WILU35: Charting a Course for Instruction / AAFD 35: Tracer une voie pour instruction
   Speakers
Mary Clair Vandenburg
Mary Claire Vandenburg B.A. (Psychology), B.A. (Hons English), MLIS (Dalhousie)

Since receiving her MLIS, Mary Claire has been serving the information curious in various stages of their education. From children and adults in public libraries in Philadelphia, to teens in rural Canadian school libraries, how people acquire and consolidate information continues to intrigue her. Since 2005, Mary Claire has been working as a liaison librarian in Psychology, English Literature and Classics at Queen's University. Her interest in life long literacy issues is now focused on serving adult learners in the academic enterprise.

Nathalie Soini
Nathalie Soini

Nathalie is the Learning Commons librarian at Queen's University. She is also the liaison librarian for French, German, Spanish/Italian/Latin American Studies and Linguistics at Queen's. She has a B.A. Hons in German and Spanish (1998) from Brock University, an M.A. in Spanish from the University of Toronto (1999) and an MLIS from the University of Western Ontario (2002). Nathalie is also the current president of ABFO (Association des bibliothécaires francophones de l'Ontario) - a subdivision of OLA. Her interests are Modern Languages, Information Literacy, Learning Commons and their role in Academia and Francophone issues in librarianship.


Don't Blink, or you'll miss it: Opportunities in Information Literacy

Mary Claire Vandenburg and Nathalie Soini, Queen's University

session 4a / Friday, May 12 / 9:00 - 10:30 am

Vandenburg and Soini will discuss the implications of thin-slicing on the field of Information Literacy and how librarians can make the most of our classroom opportunities. Thin-slicing is defined by Malcolm Gladwell, in his best-seller Blink, as the "ability of our unconscious to find patterns in situations and people based on very narrow 'slices' of experience."

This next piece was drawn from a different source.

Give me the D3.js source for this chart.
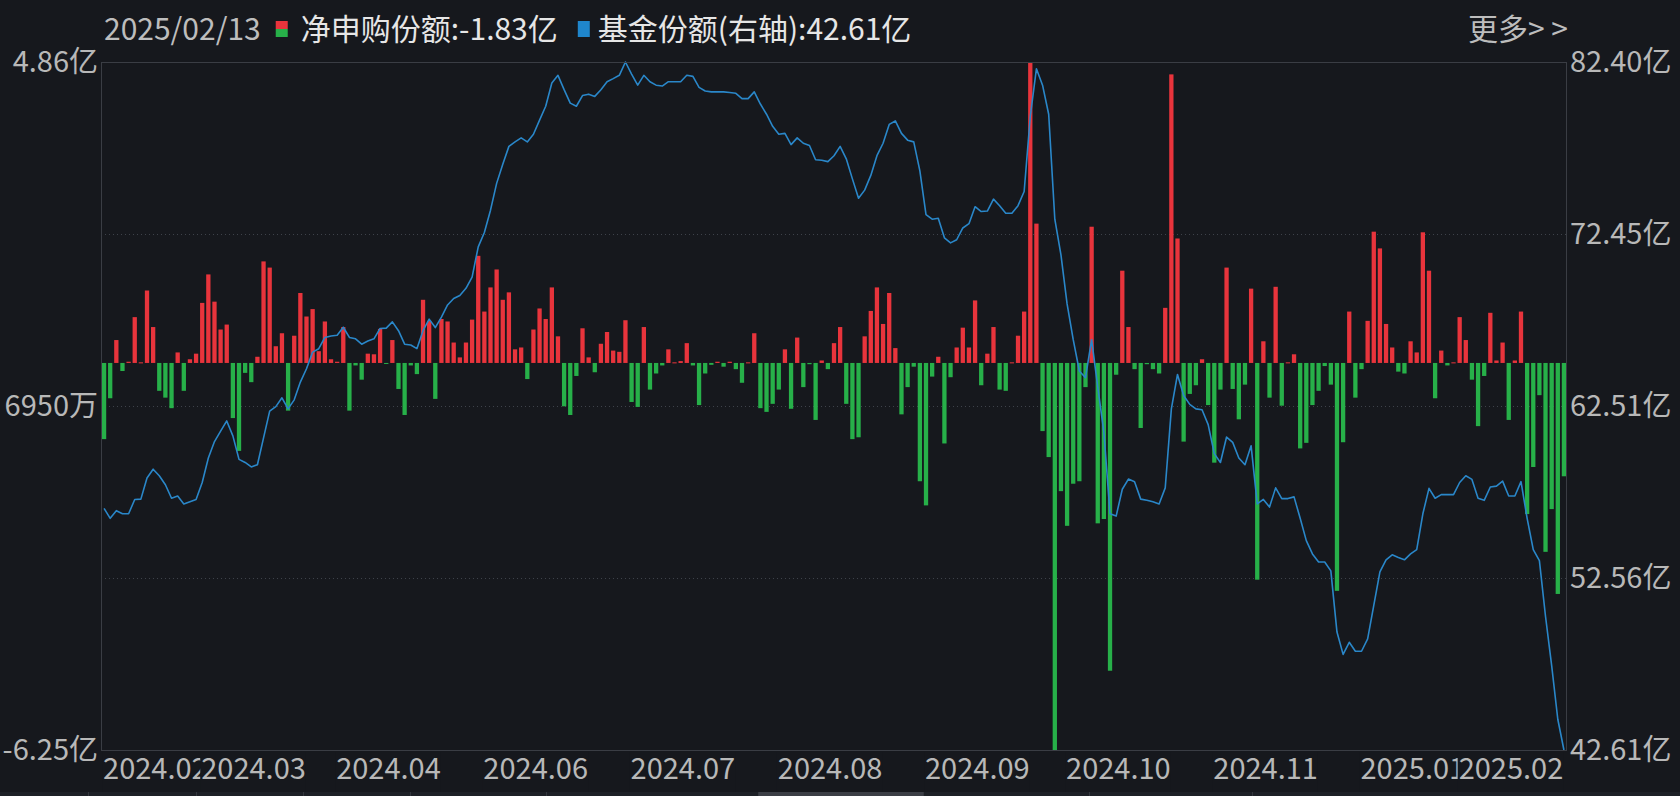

A study, (Ambady, 1993) in which students watched instructors deliver less than one minute of a lesson via video clips and then evaluated them resulted in assessments of the teacher's effectiveness that matched those given by the teachers own students after a full semester of classes. The notion that the judgments made in a couple of seconds can be as accurate as those we reach after careful consideration and breadth of experience seems counterintuitive.

Yet, in command of this knowledge and knowing we have students briefly, often just once at the beginning of term, it is imperative that the thin slice of Information Literacy and Librarian services be positive, encouraging and accurate. Otherwise our opportunities to advance Information Literacy are lost in the blink of an eye.

Mary Claire Vandenburg, Research and Instruction Librarian, while not new to instruction is new to issues affecting adult learners in the Academic environment and so draws upon the expertise of mid-career librarians and the academic literature. Nathalie Soini, Learning Commons Librarian, partners with Special Reader Services, The Writing Centre and Learning Strategies to help students develop information literacy skills. Each will comment on how understanding the psychology of thin-slicing has impacted on their instruction programs and the steps they have taken to maximize their teacher effectiveness.

This issue deserves attention as another pedagogical tool but also for practical significance as it effects promotion and tenure decisions. In keeping with their approach to Information Literacy they promise this meta-teach session be positive, encouraging, accurate and fun.